Recently, zero-shot multi-label classification has garnered considerable attention for its capacity to operate predictions on unseen labels without human annotations. Nevertheless, prevailing approaches often use seen classes as imperfect proxies for unseen ones, resulting in suboptimal performance. Drawing inspiration from the success of text-to-image generation models in producing realistic images, we propose an innovative solution: generating synthetic data to construct a training set explicitly tailored for proxyless training on unseen labels. Our approach introduces a novel image generation framework that produces multi-label synthetic images of unseen classes for classifier training. To enhance diversity in the generated images, we leverage a pre-trained large language model to generate diverse prompts. Employing a pre-trained multi-modal CLIP model as a discriminator, we assess whether the generated images accurately represent the target classes. This enables automatic filtering of inaccurately generated images, preserving classifier accuracy. To refine text prompts for more precise and effective multi-label object generation, we introduce a CLIP score-based discriminative loss to fine-tune the text encoder in the diffusion model.

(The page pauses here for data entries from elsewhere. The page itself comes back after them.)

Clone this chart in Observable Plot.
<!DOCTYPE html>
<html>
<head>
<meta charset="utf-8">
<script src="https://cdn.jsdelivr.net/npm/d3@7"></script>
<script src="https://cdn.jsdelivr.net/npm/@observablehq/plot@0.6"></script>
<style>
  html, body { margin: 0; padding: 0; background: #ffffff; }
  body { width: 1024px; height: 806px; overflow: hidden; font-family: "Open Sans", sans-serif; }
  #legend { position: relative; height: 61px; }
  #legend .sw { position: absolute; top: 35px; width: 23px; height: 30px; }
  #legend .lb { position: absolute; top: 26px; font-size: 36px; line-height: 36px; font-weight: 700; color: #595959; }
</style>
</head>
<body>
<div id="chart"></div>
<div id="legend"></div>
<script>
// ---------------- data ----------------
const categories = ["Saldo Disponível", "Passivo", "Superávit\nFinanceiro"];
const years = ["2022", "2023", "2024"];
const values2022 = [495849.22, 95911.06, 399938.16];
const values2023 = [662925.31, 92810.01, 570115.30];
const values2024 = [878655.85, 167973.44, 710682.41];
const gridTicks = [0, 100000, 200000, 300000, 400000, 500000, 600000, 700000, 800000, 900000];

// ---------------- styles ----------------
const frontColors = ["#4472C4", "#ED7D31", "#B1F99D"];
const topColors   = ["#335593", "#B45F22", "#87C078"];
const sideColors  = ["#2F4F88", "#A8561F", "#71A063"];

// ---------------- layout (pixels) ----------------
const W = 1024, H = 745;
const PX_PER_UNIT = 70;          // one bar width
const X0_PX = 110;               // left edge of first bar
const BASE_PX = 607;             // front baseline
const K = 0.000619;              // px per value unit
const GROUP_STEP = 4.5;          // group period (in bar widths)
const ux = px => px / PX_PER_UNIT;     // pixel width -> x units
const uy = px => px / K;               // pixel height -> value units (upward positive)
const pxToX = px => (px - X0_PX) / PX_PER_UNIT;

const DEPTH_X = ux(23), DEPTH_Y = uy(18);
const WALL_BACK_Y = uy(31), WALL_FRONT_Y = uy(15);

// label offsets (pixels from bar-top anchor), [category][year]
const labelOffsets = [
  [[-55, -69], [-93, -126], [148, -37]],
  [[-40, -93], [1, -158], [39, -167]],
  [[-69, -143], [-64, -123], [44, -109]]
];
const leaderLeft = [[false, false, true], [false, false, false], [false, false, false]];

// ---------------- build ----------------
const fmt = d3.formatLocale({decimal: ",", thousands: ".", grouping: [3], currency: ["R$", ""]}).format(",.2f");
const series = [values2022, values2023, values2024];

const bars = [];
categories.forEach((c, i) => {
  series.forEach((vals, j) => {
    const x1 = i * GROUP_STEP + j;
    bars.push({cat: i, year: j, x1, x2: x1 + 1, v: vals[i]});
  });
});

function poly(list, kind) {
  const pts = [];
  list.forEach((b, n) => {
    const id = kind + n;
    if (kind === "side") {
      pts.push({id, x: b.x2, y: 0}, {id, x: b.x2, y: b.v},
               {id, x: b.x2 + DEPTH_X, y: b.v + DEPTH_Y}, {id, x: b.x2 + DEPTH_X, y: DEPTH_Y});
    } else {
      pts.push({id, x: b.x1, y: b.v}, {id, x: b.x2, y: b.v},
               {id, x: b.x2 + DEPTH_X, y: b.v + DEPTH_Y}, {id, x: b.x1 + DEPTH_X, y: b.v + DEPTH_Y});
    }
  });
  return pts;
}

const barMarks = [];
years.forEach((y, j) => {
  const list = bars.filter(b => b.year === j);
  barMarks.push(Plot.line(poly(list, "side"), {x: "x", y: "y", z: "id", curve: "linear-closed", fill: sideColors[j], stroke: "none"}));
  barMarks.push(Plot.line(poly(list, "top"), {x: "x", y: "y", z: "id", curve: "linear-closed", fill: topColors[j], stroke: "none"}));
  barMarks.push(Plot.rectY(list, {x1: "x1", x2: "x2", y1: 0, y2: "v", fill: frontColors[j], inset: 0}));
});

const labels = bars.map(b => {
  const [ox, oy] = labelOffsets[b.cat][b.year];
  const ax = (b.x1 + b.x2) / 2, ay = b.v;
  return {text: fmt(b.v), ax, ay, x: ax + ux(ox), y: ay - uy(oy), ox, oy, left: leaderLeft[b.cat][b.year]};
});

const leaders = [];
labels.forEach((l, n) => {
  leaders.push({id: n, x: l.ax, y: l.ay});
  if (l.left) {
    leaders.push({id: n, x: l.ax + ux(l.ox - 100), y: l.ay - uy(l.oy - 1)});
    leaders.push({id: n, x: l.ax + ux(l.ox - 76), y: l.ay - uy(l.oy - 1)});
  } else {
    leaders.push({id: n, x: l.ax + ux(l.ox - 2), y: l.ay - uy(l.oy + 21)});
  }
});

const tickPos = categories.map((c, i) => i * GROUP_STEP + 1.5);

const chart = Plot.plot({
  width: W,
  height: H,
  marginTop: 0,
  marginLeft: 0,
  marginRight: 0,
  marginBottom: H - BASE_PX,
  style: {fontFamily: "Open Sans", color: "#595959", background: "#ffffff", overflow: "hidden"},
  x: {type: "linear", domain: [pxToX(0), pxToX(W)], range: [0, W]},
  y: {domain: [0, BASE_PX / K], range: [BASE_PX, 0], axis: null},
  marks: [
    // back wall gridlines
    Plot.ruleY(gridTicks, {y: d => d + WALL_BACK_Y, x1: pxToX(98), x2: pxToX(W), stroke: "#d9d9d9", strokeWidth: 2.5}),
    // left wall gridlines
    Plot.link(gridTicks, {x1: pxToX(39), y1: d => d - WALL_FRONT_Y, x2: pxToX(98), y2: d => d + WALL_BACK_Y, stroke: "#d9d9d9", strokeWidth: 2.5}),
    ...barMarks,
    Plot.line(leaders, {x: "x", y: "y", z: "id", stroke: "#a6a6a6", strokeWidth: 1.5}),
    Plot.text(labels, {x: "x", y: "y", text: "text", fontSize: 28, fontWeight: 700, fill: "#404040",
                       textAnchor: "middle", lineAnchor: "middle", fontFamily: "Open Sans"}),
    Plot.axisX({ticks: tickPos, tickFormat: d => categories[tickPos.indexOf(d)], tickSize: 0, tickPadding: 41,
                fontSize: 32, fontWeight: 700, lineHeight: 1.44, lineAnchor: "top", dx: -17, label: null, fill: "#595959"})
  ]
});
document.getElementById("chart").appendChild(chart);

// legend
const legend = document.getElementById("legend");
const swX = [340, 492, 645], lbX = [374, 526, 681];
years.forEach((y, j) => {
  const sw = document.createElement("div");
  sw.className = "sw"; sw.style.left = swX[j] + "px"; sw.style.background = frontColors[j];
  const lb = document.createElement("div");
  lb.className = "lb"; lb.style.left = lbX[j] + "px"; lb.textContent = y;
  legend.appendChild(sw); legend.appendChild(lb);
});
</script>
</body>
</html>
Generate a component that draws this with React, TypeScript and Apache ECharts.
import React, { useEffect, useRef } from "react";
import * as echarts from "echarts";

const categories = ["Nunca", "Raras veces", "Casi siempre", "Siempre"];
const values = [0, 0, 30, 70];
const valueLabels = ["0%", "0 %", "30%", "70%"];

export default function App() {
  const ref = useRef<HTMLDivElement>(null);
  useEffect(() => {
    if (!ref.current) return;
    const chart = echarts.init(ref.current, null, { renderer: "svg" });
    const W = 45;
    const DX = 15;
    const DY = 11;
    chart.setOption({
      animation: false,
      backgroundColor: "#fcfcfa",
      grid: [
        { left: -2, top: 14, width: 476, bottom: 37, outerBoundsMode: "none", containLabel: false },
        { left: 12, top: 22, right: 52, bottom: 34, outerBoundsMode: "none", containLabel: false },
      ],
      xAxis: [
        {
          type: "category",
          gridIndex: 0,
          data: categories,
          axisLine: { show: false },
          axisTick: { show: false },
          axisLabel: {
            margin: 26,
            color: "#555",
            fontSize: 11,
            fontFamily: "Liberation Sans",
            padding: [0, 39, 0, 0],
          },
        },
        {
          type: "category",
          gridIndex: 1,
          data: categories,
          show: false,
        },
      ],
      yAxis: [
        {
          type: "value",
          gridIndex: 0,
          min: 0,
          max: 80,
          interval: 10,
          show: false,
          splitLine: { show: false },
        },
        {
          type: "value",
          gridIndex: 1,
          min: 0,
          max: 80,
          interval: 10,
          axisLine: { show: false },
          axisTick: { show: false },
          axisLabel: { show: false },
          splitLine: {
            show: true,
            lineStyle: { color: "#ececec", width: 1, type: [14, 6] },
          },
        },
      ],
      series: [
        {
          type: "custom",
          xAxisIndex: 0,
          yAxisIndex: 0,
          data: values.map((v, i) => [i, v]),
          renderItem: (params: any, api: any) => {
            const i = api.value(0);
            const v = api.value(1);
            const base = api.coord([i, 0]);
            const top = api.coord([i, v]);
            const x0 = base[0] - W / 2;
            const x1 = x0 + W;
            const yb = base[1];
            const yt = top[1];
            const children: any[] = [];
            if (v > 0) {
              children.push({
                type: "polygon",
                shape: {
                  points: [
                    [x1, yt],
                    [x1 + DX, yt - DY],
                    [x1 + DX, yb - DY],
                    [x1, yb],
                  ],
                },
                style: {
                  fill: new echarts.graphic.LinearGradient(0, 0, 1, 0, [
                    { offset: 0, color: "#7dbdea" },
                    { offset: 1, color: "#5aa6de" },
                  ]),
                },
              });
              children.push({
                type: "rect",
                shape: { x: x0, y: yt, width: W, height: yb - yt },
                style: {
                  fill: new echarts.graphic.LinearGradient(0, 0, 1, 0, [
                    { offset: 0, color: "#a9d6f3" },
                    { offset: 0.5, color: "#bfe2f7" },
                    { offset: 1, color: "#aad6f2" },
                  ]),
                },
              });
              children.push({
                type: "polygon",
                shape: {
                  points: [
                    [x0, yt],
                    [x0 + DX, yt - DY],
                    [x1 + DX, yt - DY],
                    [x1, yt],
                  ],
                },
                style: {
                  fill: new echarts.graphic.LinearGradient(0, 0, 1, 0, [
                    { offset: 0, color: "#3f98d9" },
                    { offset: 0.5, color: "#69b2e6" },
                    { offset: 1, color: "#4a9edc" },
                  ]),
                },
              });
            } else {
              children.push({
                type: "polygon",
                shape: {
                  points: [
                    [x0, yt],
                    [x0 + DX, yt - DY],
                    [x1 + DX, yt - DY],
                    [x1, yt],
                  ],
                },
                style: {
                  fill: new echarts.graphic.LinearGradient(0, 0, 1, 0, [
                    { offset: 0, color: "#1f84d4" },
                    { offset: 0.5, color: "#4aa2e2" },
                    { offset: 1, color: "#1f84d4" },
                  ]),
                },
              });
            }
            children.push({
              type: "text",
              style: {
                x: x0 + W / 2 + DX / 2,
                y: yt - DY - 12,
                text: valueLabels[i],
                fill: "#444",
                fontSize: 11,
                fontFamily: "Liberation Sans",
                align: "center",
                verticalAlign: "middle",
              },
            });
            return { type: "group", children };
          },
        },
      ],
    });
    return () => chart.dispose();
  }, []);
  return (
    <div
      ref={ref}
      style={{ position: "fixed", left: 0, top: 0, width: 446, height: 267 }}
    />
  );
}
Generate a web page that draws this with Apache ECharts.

Additionally, to enhance visual features on the target task while maintaining the generalization of original features and mitigating catastrophic forgetting resulting from fine-tuning the entire visual encoder, we propose a feature fusion module inspired by transformer attention mechanisms. This module aids in capturing global dependencies between multiple objects more effectively. Extensive experimental results validate the effectiveness of our approach, demonstrating significant improvements over state-of-the-art methods.

4/5/2024